Many years ago, when I was laboring in obscurity as employee-newsletter editor for a small textile company, my boss asked me to prepare brief remarks for the president of the company to deliver at a gathering of longtime employees. I accepted the challenge with considerable trepidation. The situation was not ideal even for an experienced speech writer, certainly not for me, whose experience was absolute zero. The deadline was tight and I would not be given the opportunity to talk with the president to find out what he wanted to say. Guidance from my boss was minimal. It was left to me to decide what the president would say as well as how he would say it. Nevertheless, I somehow muddled through.

To my amazement, the president delivered the speech exactly as I had written it. Even more to my amazement, he sounded good. As I listened to him speak, I was conscious of every pause, every emphasis, every nuance that I had tried so hard to put into the remarks. I had made no effort to ''sound'' like the man. In truth, I couldn't have done so if I had tried, for I had met him only briefly and had never heard him make a speech. What I wrote for him was what I thought he ought to say and how I thought he ought to say it. That, I learned much, much later, is the speech writer's first duty.

The whole exercise was enormously satisfying. In later years, I was to experience the same satisfaction, the feeling that I had at least some influence on the direction of the company for which I was writing. I enjoyed hearing my words delivered by a good speaker.

After a brief stint as publications manager for The Coca-Cola Company, I joined the international public relations agency of Manning, Selvage & Lee, and over a quarter of a century with that firm I honed my skill as a speech writer. This book is a compilation of what I learned about writing speeches and, in the process, about delivering them, because writing and delivery are inseparable. So the book is intended both for people who write speeches for others and for people who write and deliver their own. It is also a defense of the written speech. I am not of the school that believes all good speeches are extemporaneous.

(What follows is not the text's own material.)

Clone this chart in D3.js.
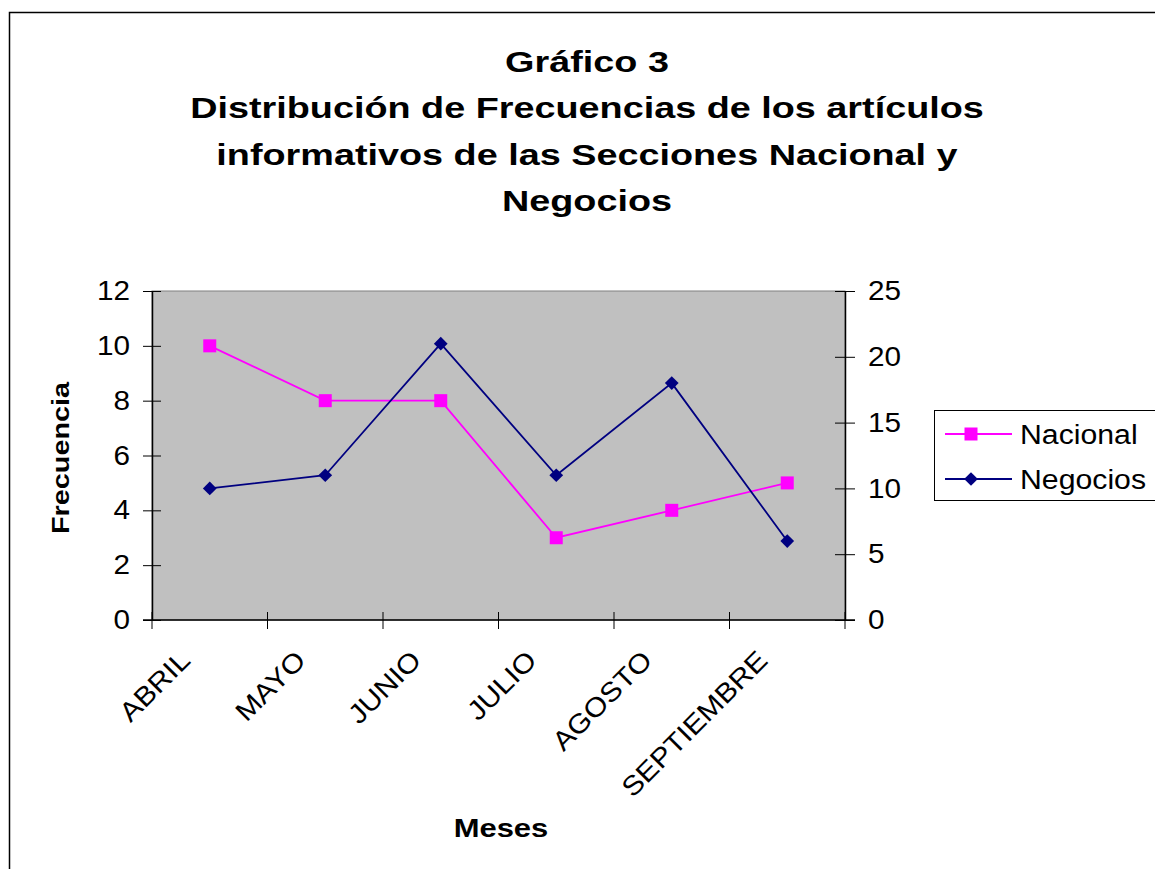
<!DOCTYPE html>
<html>
<head>
<meta charset="utf-8">
<style>
  body { margin: 0; background: #fff; }
  text { font-family: "Liberation Sans", Arial, sans-serif; fill: #000; }
</style>
</head>
<body>
<script src="https://cdn.jsdelivr.net/npm/d3@7"></script>
<script>
// data
var meses = ["ABRIL", "MAYO", "JUNIO", "JULIO", "AGOSTO", "SEPTIEMBRE"];
var nacional = [10, 8, 8, 3, 4, 5];     // left axis
var negocios = [10, 11, 21, 11, 18, 6]; // right axis
var leftTicks = [0, 2, 4, 6, 8, 10, 12];
var rightTicks = [0, 5, 10, 15, 20, 25];
var titleLines = ["Gráfico 3", "Distribución de Frecuencias de los artículos",
                  "informativos de las Secciones Nacional y", "Negocios"];

var width = 1155, height = 869;
var plot = { left: 152, right: 845, top: 291, bottom: 620 };

var svg = d3.select("body").append("svg")
    .attr("width", width)
    .attr("height", height);

// outer chart border (runs past the right/bottom edge)
svg.append("rect")
    .attr("x", 9.5).attr("y", 12.5)
    .attr("width", 1200).attr("height", 900)
    .attr("fill", "#fff").attr("stroke", "#000").attr("stroke-width", 1.5);

// title - the original text is a bit wider than Arial, so stretch it
svg.append("g").selectAll("text")
    .data(titleLines)
    .enter().append("text")
    .attr("transform", function (d, i) {
        return "translate(587," + (72 + i * 46.3) + ") scale(1.26,1)";
    })
    .attr("text-anchor", "middle")
    .style("font-size", "30px")
    .style("font-weight", "bold")
    .text(function (d) { return d; });

var x = d3.scaleBand().domain(meses).range([plot.left, plot.right]);
var yL = d3.scaleLinear().domain([0, 12]).range([plot.bottom, plot.top]);
var yR = d3.scaleLinear().domain([0, 25]).range([plot.bottom, plot.top]);

// plot area
svg.append("rect")
    .attr("x", plot.left).attr("y", plot.top)
    .attr("width", plot.right - plot.left).attr("height", plot.bottom - plot.top)
    .attr("fill", "#c0c0c0").attr("stroke", "#808080").attr("stroke-width", 1);

// left axis
var gL = svg.append("g")
    .attr("transform", "translate(" + plot.left + ",0)")
    .call(d3.axisLeft(yL).tickValues(leftTicks).tickSize(9).tickPadding(11).tickSizeOuter(0));
gL.selectAll(".tick line").attr("x1", 9);
gL.select(".domain").attr("stroke", "#000").attr("stroke-width", 1.5);
gL.selectAll("text").style("font-size", "27px").attr("font-family", null)
    .attr("transform", "scale(1.1,1)");

// right axis
var gR = svg.append("g")
    .attr("transform", "translate(" + plot.right + ",0)")
    .call(d3.axisRight(yR).tickValues(rightTicks).tickSize(10).tickPadding(11).tickSizeOuter(0));
gR.selectAll(".tick line").attr("x1", -10);
gR.select(".domain").attr("stroke", "#000").attr("stroke-width", 1.5);
gR.selectAll("text").style("font-size", "27px").attr("font-family", null)
    .attr("transform", "scale(1.1,1)");

// x axis with ticks between categories
var gX = svg.append("g")
    .attr("transform", "translate(0," + plot.bottom + ")");
gX.append("line")
    .attr("x1", plot.left - 9).attr("x2", plot.right + 10)
    .attr("stroke", "#000").attr("stroke-width", 1.5);
var edges = meses.map(function (m) { return x(m); }).concat([plot.right]);
gX.selectAll(".xt").data(edges).enter().append("line")
    .attr("x1", function (d) { return d; }).attr("x2", function (d) { return d; })
    .attr("y1", -8).attr("y2", 9)
    .attr("stroke", "#000").attr("stroke-width", 1);
gX.selectAll(".xl").data(meses).enter().append("text")
    .attr("text-anchor", "end")
    .style("font-size", "27px")
    .attr("transform", function (d) {
        return "translate(" + (x(d) + x.bandwidth() / 2 - 18) + ",42) rotate(-45) scale(1.11,1)";
    })
    .text(function (d) { return d; });

// axis titles
svg.append("text")
    .attr("transform", "translate(69,458) rotate(-90) scale(1.2,1)")
    .attr("text-anchor", "middle")
    .style("font-size", "24px").style("font-weight", "bold")
    .text("Frecuencia");
svg.append("text")
    .attr("transform", "translate(501,837) scale(1.19,1)")
    .attr("text-anchor", "middle")
    .style("font-size", "26px").style("font-weight", "bold")
    .text("Meses");

var cx = function (d, i) { return x(meses[i]) + x.bandwidth() / 2; };

// Nacional line (left axis)
svg.append("path")
    .datum(nacional)
    .attr("fill", "none").attr("stroke", "#ff00ff").attr("stroke-width", 1.8)
    .attr("d", d3.line().x(cx).y(function (d) { return yL(d); }));
svg.selectAll(".sq").data(nacional).enter().append("rect")
    .attr("x", function (d, i) { return cx(d, i) - 6.5; })
    .attr("y", function (d) { return yL(d) - 6.5; })
    .attr("width", 13).attr("height", 13)
    .attr("fill", "#ff00ff");

// Negocios line (right axis)
svg.append("path")
    .datum(negocios)
    .attr("fill", "none").attr("stroke", "#000080").attr("stroke-width", 1.8)
    .attr("d", d3.line().x(cx).y(function (d) { return yR(d); }));
var diamond = d3.symbol().type(d3.symbolDiamond2).size(120);
svg.selectAll(".dm").data(negocios).enter().append("path")
    .attr("d", diamond)
    .attr("transform", function (d, i) { return "translate(" + cx(d, i) + "," + yR(d) + ")"; })
    .attr("fill", "#000080");

// legend
var legend = svg.append("g");
legend.append("rect")
    .attr("x", 934.5).attr("y", 410.5)
    .attr("width", 240).attr("height", 90)
    .attr("fill", "#fff").attr("stroke", "#000").attr("stroke-width", 1);
var items = [
    { name: "Nacional", color: "#ff00ff", shape: "square" },
    { name: "Negocios", color: "#000080", shape: "diamond" }
];
items.forEach(function (it, i) {
    var ly = 434 + i * 45;
    legend.append("line")
        .attr("x1", 945).attr("x2", 1012).attr("y1", ly).attr("y2", ly)
        .attr("stroke", it.color).attr("stroke-width", 1.8);
    if (it.shape === "square") {
        legend.append("rect").attr("x", 964.5).attr("y", ly - 6.5)
            .attr("width", 13).attr("height", 13).attr("fill", it.color);
    } else {
        legend.append("path").attr("d", diamond)
            .attr("transform", "translate(971," + ly + ")").attr("fill", it.color);
    }
    legend.append("text")
        .attr("transform", "translate(1020," + (ly + 10) + ") scale(1.12,1)")
        .style("font-size", "27px")
        .text(it.name);
});
</script>
</body>
</html>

Because the book is to a large extent a memoir, I have written in the first person throughout. In addition to using examples from actual speeches to illustrate points, I have included at the end of each chapter at least one full speech or substantial excerpt from a speech by a well-known person. These speeches are selected both for their historical significance and to illustrate points made in the book. I believe reading and listening to speeches is one of the keys to learning how to write and deliver them.